Do this
Identify and pull out each line of the entries in which "with" occurs.

►

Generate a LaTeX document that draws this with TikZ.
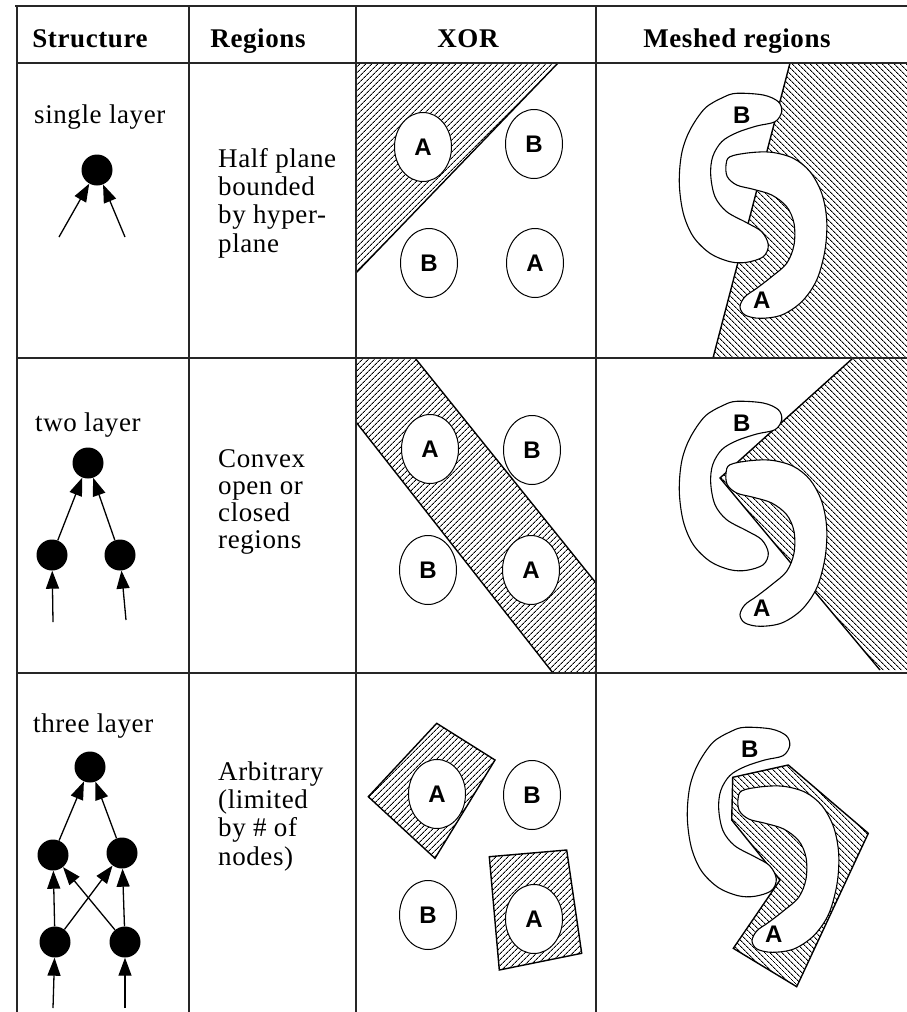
\documentclass[tikz,border=0pt]{standalone}
\usepackage{fontspec}
\setmainfont[LetterSpace=2.2]{Liberation Serif}
\newfontfamily\labfont{Liberation Sans}
\usetikzlibrary{arrows.meta,shapes.geometric,patterns.meta}
\tikzset{
  netarrow/.tip={Triangle[length=18pt,width=13pt]},
  blobB/.pic={
    \draw[blob] plot[smooth cycle, tension=0.55] coordinates {
      (736.7,93.3) (763.3,95) (778.3,101.7) (781.7,111.7) (775,121.7) (756.7,126)
      (736.7,132.7) (721.7,141.7) (712.7,156.7) (710.7,175) (715,196.7) (726.7,211.7)
      (746.7,222.7) (761.7,231.7) (768.3,245) (763.3,256.7) (746.7,262.3) (730,261.7)
      (710,253.3) (693.3,236.7) (683.3,213.3) (679.3,183.3) (681.7,153.3) (690,130)
      (705,108.3) (723.3,97.3)};
    \node[ab] (-lab) at (741.7,115) {B};
  },
  blobA/.pic={
    \draw[blob] plot[smooth cycle, tension=0.55] coordinates {
      (730,156.7) (750,152.7) (771.7,152.3) (793.3,158.3) (810,171.7) (821.7,193.3)
      (826.7,220) (825,250) (816.7,280) (801.7,301.7) (781.7,315) (760,318.3)
      (745,315) (740,306.7) (745,296.7) (756.7,288.3) (771.7,276.7) (786.7,263.3)
      (794,245) (794,223.3) (786.7,206.7) (771.7,195) (753.3,189.3) (736.7,185)
      (727.3,176.7) (726,165)};
    \node[ab] (-lab) at (761.7,300) {A};
  }
}
\begin{document}
\begin{tikzpicture}[x=1pt,y=-1pt,
  grid/.style={line width=2pt, draw=black!85},
  neuron/.style={circle, fill=black, minimum size=31pt, inner sep=0pt},
  arr/.style={line width=1.3pt, -netarrow},
  hdr/.style={font=\fontsize{27}{30}\selectfont\bfseries, anchor=base, inner sep=0pt},
  lbl/.style={font=\fontsize{27}{30}\selectfont, anchor=base west, inner sep=0pt},
  ell/.style={ellipse, draw, line width=1pt, fill=white, minimum width=57pt, minimum height=69pt, inner sep=0pt, font=\labfont\bfseries\fontsize{24}{26}\selectfont},
  hatchNE/.style={pattern={Lines[angle=45,distance=4pt,line width=1pt]}},
  hatchNW/.style={pattern={Lines[angle=-45,distance=4pt,line width=1pt]}},
  edge/.style={line width=1.4pt},
  blob/.style={draw, fill=white, line width=1.1pt},
  ab/.style={font=\labfont\bfseries\fontsize{24}{26}\selectfont, inner sep=0pt}
]
\fill[white] (0,0) rectangle (907,1012);
\useasboundingbox (0,0) rectangle (907,1012);

% header
\node[hdr] (h1) at (90,47) {Structure};
\node[hdr] (h2) at (258,47) {Regions};
\node[hdr] (h3) at (468,47) {XOR};
\node[hdr] (h4) at (737,47) {Meshed regions};

% structure labels
\node[lbl] (s1) at (34,123) {single layer};
\node[lbl] (s2) at (35,431) {two layer};
\node[lbl] (s3) at (33,732) {three layer};

% regions text
\node[lbl] (r1a) at (218,167) {Half plane};
\node[lbl] (r1b) at (218,195) {bounded};
\node[lbl] (r1c) at (218,223) {by hyper-};
\node[lbl] (r1d) at (218,252) {plane};
\node[lbl] (r2a) at (218,467) {Convex};
\node[lbl] (r2b) at (218,494) {open or};
\node[lbl] (r2c) at (218,521) {closed};
\node[lbl] (r2d) at (218,548) {regions};
\node[lbl] (r3a) at (218,780) {Arbitrary};
\node[lbl] (r3b) at (218,808) {(limited};
\node[lbl] (r3c) at (218,836) {by \# of};
\node[lbl] (r3d) at (218,865) {nodes)};

% networks
\node[neuron] (n1) at (97,170) {};
\coordinate (i11) at (59,237);
\coordinate (i12) at (125,237);
\draw[arr] (i11) -- (n1);
\draw[arr] (i12) -- (n1);

\node[neuron] (n21) at (88,463) {};
\node[neuron] (n22) at (52,555) {};
\node[neuron] (n23) at (120,555) {};
\draw[arr] (n22) -- (n21);
\draw[arr] (n23) -- (n21);
\coordinate (i21) at (53,622);
\coordinate (i22) at (126,620);
\draw[arr] (i21) -- (n22);
\draw[arr] (i22) -- (n23);

\node[neuron] (n31) at (90,767) {};
\node[neuron] (n32) at (53,855) {};
\node[neuron] (n33) at (122,853) {};
\node[neuron] (n34) at (55,942) {};
\node[neuron] (n35) at (125,942) {};
\draw[arr] (n32) -- (n31);
\draw[arr] (n33) -- (n31);
\draw[arr] (n34) -- (n32);
\draw[arr] (n34) -- (n33);
\draw[arr] (n35) -- (n32);
\draw[arr] (n35) -- (n33);
\coordinate (i31) at (53,1008);
\coordinate (i32) at (125,1008);
\draw[arr] (i31) -- (n34);
\draw[arr] (i32) -- (n35);

% XOR row 1
\fill[hatchNE] (356,63) -- (558,63) -- (356,273) -- cycle;
\draw[edge] (558,63) -- (356,273);
\node[ell] (x1a) at (423,147) {A};
\node[ell] (x1b) at (534,144) {B};
\node[ell] (x1c) at (429,263) {B};
\node[ell] (x1d) at (535,263) {A};

% XOR row 2
\fill[hatchNE] (356,358) -- (415,358) -- (596,583) -- (596,673) -- (553,673) -- (356,422) -- cycle;
\draw[edge] (415,358) -- (596,583);
\draw[edge] (356,422) -- (553,673);
\node[ell] (x2a) at (430,449) {A};
\node[ell] (x2b) at (532,450) {B};
\node[ell] (x2c) at (428,570) {B};
\node[ell] (x2d) at (531,570) {A};

% XOR row 3
\filldraw[hatchNE, edge] (436.7,723.3) -- (495,760) -- (435,858.3) -- (368.3,796.7) -- cycle;
\filldraw[hatchNE, edge] (489.3,856.7) -- (566.7,850) -- (581.7,953.3) -- (499.3,970) -- cycle;
\node[ell] (x3a) at (437,794) {A};
\node[ell] (x3b) at (532,795) {B};
\node[ell] (x3c) at (428,915) {B};
\node[ell] (x3d) at (534,919) {A};

% Meshed row 1
\fill[hatchNW] (790,63) -- (907,63) -- (907,358) -- (713,358) -- cycle;
\draw[edge] (790,63) -- (713,358);
\pic (m1b) at (0,0) {blobB};
\pic (m1a) at (0,0) {blobA};

% Meshed row 2
\fill[hatchNW] (853,358) -- (907,358) -- (907,670) -- (880,670) -- (720,478) -- cycle;
\draw[edge] (853,358) -- (720,478) -- (880,670);
\pic (m2b) at (0,308) {blobB};
\pic (m2a) at (0,308) {blobA};

% Meshed row 3
\filldraw[hatchNW, edge] (732.7,777.3) -- (788.3,765) -- (868.3,833.3) -- (796.7,986.7) -- (733.3,948.3) -- (780,880) -- (731.7,820) -- cycle;
\pic (m3b) at (8,634) {blobB};
\pic (m3a) at (12,634) {blobA};

% grid
\draw[grid] (15,6) -- (907,6);
\draw[grid] (17,63) -- (907,63);
\draw[grid] (17,358) -- (907,358);
\draw[grid] (17,673) -- (907,673);
\foreach \gx in {17,189,356,596} { \draw[grid] (\gx,6) -- (\gx,1012); }
\end{tikzpicture}
\end{document}
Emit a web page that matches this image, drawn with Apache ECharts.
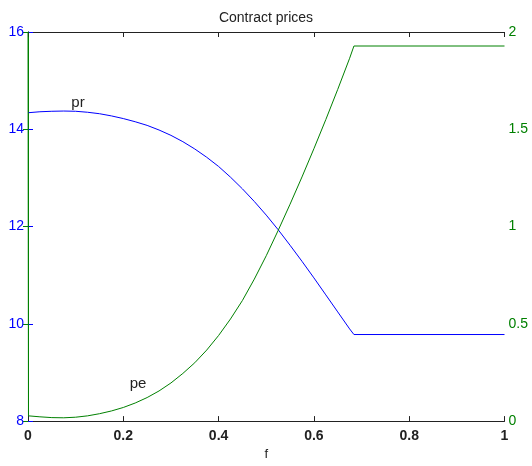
<!DOCTYPE html>
<html>
<head>
<meta charset="utf-8">
<script src="https://cdn.jsdelivr.net/npm/echarts@6/dist/echarts.min.js"></script>
<style>
  html, body { margin: 0; padding: 0; background: #fff; }
  #main { width: 532px; height: 466px; }
</style>
</head>
<body>
<div id="main"></div>
<script>
// values
var fVals  = [0, 0.001, 0.025, 0.05, 0.075, 0.1, 0.125, 0.15, 0.175, 0.2, 0.225, 0.25, 0.275, 0.3, 0.325, 0.35,
              0.375, 0.4, 0.425, 0.45, 0.475, 0.5, 0.525, 0.55, 0.575, 0.6, 0.625, 0.65, 0.675, 0.684, 1];
var prVals = [14.34, 14.34, 14.36, 14.37, 14.375, 14.37, 14.35, 14.32, 14.275, 14.22, 14.155, 14.08, 13.985, 13.875, 13.745, 13.595,
              13.425, 13.235, 13.015, 12.775, 12.515, 12.235, 11.935, 11.615, 11.285, 10.945, 10.595, 10.245, 9.895, 9.78, 9.78];
var peVals = [2, 0.027, 0.022, 0.018, 0.017, 0.02, 0.027, 0.038, 0.052, 0.07, 0.093, 0.121, 0.155, 0.196, 0.245, 0.30,
              0.365, 0.44, 0.525, 0.62, 0.73, 0.85, 0.98, 1.115, 1.255, 1.40, 1.55, 1.705, 1.865, 1.928, 1.928];
var xTicks = [0, 0.2, 0.4, 0.6, 0.8, 1];

var blue = '#0000ff';
var green = '#008000';
var font = 'Liberation Sans, Arial, sans-serif';

function pairs(ys) {
  var out = [];
  for (var i = 0; i < fVals.length; i++) out.push([fVals[i], ys[i]]);
  return out;
}

var myChart = echarts.init(document.getElementById('main'));

var option = {
  animation: false,
  backgroundColor: '#fff',
  title: {
    text: 'Contract prices',
    left: 'center',
    top: 6,
    textStyle: { fontFamily: font, fontSize: 14, fontWeight: 'normal', color: '#222' }
  },
  grid: { left: 28, right: 27.5, top: 32, bottom: 43.5 },
  xAxis: [{
    type: 'value',
    min: 0, max: 1, interval: 0.2,
    name: 'f', nameLocation: 'middle', nameGap: 26,
    nameTextStyle: { fontFamily: font, fontSize: 13, color: '#222' },
    axisLine: { lineStyle: { color: '#222', width: 1 } },
    axisTick: { inside: true, length: 5, lineStyle: { color: '#222' } },
    axisLabel: {
      fontFamily: font, fontSize: 14, fontWeight: 'bold', color: '#222', margin: 8,
      formatter: function (v) { return xTicks.indexOf(Math.round(v * 10) / 10) >= 0 ? String(Math.round(v * 10) / 10) : ''; }
    },
    splitLine: { show: false }
  }, {
    type: 'value',
    position: 'top',
    min: 0, max: 1, interval: 0.2,
    axisLine: { lineStyle: { color: '#222', width: 1 } },
    axisTick: { inside: true, length: 5, lineStyle: { color: '#222' } },
    axisLabel: { show: false },
    splitLine: { show: false }
  }],
  yAxis: [{
    type: 'value',
    position: 'left',
    min: 8, max: 16, interval: 2,
    axisLine: { show: true, lineStyle: { color: blue, width: 1 } },
    axisTick: { show: true, inside: true, length: 5, lineStyle: { color: blue } },
    axisLabel: { fontFamily: font, fontSize: 14, color: blue, margin: 4 },
    splitLine: { show: false }
  }, {
    type: 'value',
    position: 'right',
    min: 0, max: 2, interval: 0.5,
    axisLine: { show: true, lineStyle: { color: green, width: 1 } },
    axisTick: { show: true, inside: true, length: 5, lineStyle: { color: green } },
    axisLabel: { fontFamily: font, fontSize: 14, color: green, margin: 4 },
    splitLine: { show: false }
  }],
  series: [{
    name: 'pr',
    type: 'line',
    yAxisIndex: 0,
    data: pairs(prVals),
    showSymbol: false,
    lineStyle: { color: blue, width: 1 },
    markPoint: {
      symbol: 'circle', symbolSize: 0,
      label: { show: true, formatter: 'pr', fontFamily: font, fontSize: 15, color: '#222' },
      data: [{ coord: [0.105, 14.55] }]
    }
  }, {
    name: 'pe',
    type: 'line',
    yAxisIndex: 1,
    data: pairs(peVals),
    showSymbol: false,
    lineStyle: { color: green, width: 1 },
    markPoint: {
      symbol: 'circle', symbolSize: 0,
      label: { show: true, formatter: 'pe', fontFamily: font, fontSize: 15, color: '#222' },
      data: [{ coord: [0.231, 0.19] }]
    }
  }]
};

myChart.setOption(option);
</script>
</body>
</html>
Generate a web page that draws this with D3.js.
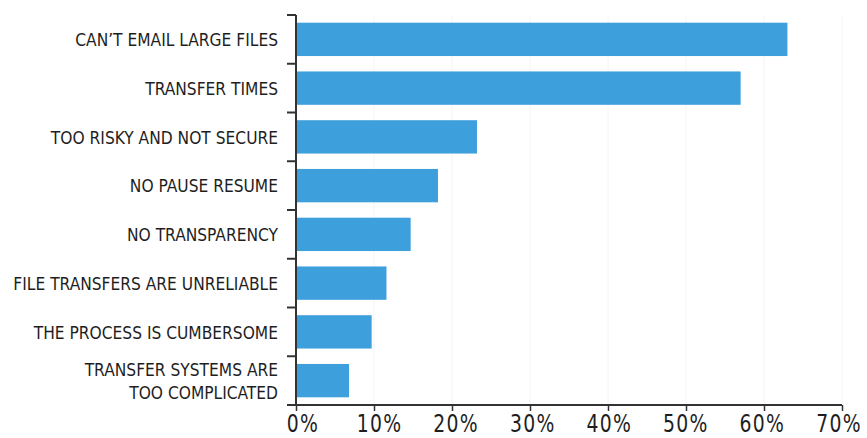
<!DOCTYPE html>
<html>
<head>
<meta charset="utf-8">
<script src="https://cdn.jsdelivr.net/npm/d3@7"></script>
<style>
  html, body { margin: 0; padding: 0; background: #fff; }
  svg { display: block; }
  .lbl { font-family: "Liberation Sans Narrow", "DejaVu Sans Condensed", "Roboto", sans-serif; fill: #1e1e1e; }
</style>
</head>
<body>
<svg id="chart" width="867" height="438"></svg>
<script>
// Data
const categories = [
  ["CAN\u2019T EMAIL LARGE FILES"],
  ["TRANSFER TIMES"],
  ["TOO RISKY AND NOT SECURE"],
  ["NO PAUSE RESUME"],
  ["NO TRANSPARENCY"],
  ["FILE TRANSFERS ARE UNRELIABLE"],
  ["THE PROCESS IS CUMBERSOME"],
  ["TRANSFER SYSTEMS ARE", "TOO COMPLICATED"]
];
const values = [63, 57, 23.2, 18.2, 14.7, 11.6, 9.7, 6.8];
const tickValues = [0, 10, 20, 30, 40, 50, 60, 70];
const tickLabels = ["0%", "10%", "20%", "30%", "40%", "50%", "60%", "70%"];

const svg = d3.select("#chart");
const keys = categories.map((c, i) => i);

const x = d3.scaleLinear().domain([0, 70]).range([296, 842]);
// label placement scale (labels in the reference sit slightly inward of the ticks)
const xLbl = d3.scaleLinear().domain([0, 70]).range([303, 839]);
const y = d3.scaleBand().domain(keys).range([15, 405]).paddingInner(0.316).paddingOuter(0.158);

// faint gridlines
svg.append("g").selectAll("line").data(tickValues.slice(1)).join("line")
  .attr("x1", d => x(d)).attr("x2", d => x(d))
  .attr("y1", 15).attr("y2", 405)
  .attr("stroke", "#f4f4f4").attr("stroke-width", 1);

// bars
svg.append("g").selectAll("rect").data(values).join("rect")
  .attr("x", x(0))
  .attr("y", (d, i) => y(i))
  .attr("width", d => x(d) - x(0))
  .attr("height", y.bandwidth())
  .attr("fill", "#3d9fdc");

// x axis
const xAxis = d3.axisBottom(x).tickValues(tickValues).tickSize(6).tickSizeOuter(0).tickFormat(() => "");
const gx = svg.append("g").attr("transform", "translate(0,405)").call(xAxis);
gx.select(".domain").attr("stroke", "#333").attr("stroke-width", 2).attr("d", `M${x(0) - 9},0H${x(70)}`);
gx.selectAll(".tick line").attr("stroke", "#333").attr("stroke-width", 1.5);

// x tick labels
svg.append("g").selectAll("g").data(tickValues).join("g")
  .attr("transform", d => `translate(${xLbl(d)},431.5) scale(0.87,1)`)
  .append("text").attr("class", "lbl")
  .attr("text-anchor", "middle")
  .style("font-size", "24px")
  .style("letter-spacing", "1.5px")
  .text((d, i) => tickLabels[i]);

// y axis line + boundary ticks
const step = y.step();
const bounds = keys.map(i => y(i) - y.paddingInner() * step / 2);
svg.append("line")
  .attr("x1", x(0)).attr("x2", x(0)).attr("y1", bounds[0]).attr("y2", 405)
  .attr("stroke", "#333").attr("stroke-width", 2);
svg.append("g").selectAll("line").data(bounds).join("line")
  .attr("x1", x(0) - 9).attr("x2", x(0))
  .attr("y1", d => d).attr("y2", d => d)
  .attr("stroke", "#333").attr("stroke-width", 2);

// y labels
const lineH = 23;
const lg = svg.append("g").attr("transform", "translate(278,0) scale(0.93,1)");
categories.forEach((lines, i) => {
  const cy = y(i) + y.bandwidth() / 2;
  const t = lg.append("text").attr("class", "lbl")
    .attr("text-anchor", "end")
    .style("font-size", "18.5px");
  lines.forEach((ln, j) => {
    t.append("tspan")
      .attr("x", 0)
      .attr("y", cy + (j - (lines.length - 1) / 2) * lineH)
      .attr("dy", "0.36em")
      .text(ln);
  });
});
</script>
</body>
</html>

◄

Completed task
Generate a LaTeX document that draws this with TikZ.
Emit a web page that matches this image, drawn with Apache ECharts.
Generate a web page that draws this with D3.js.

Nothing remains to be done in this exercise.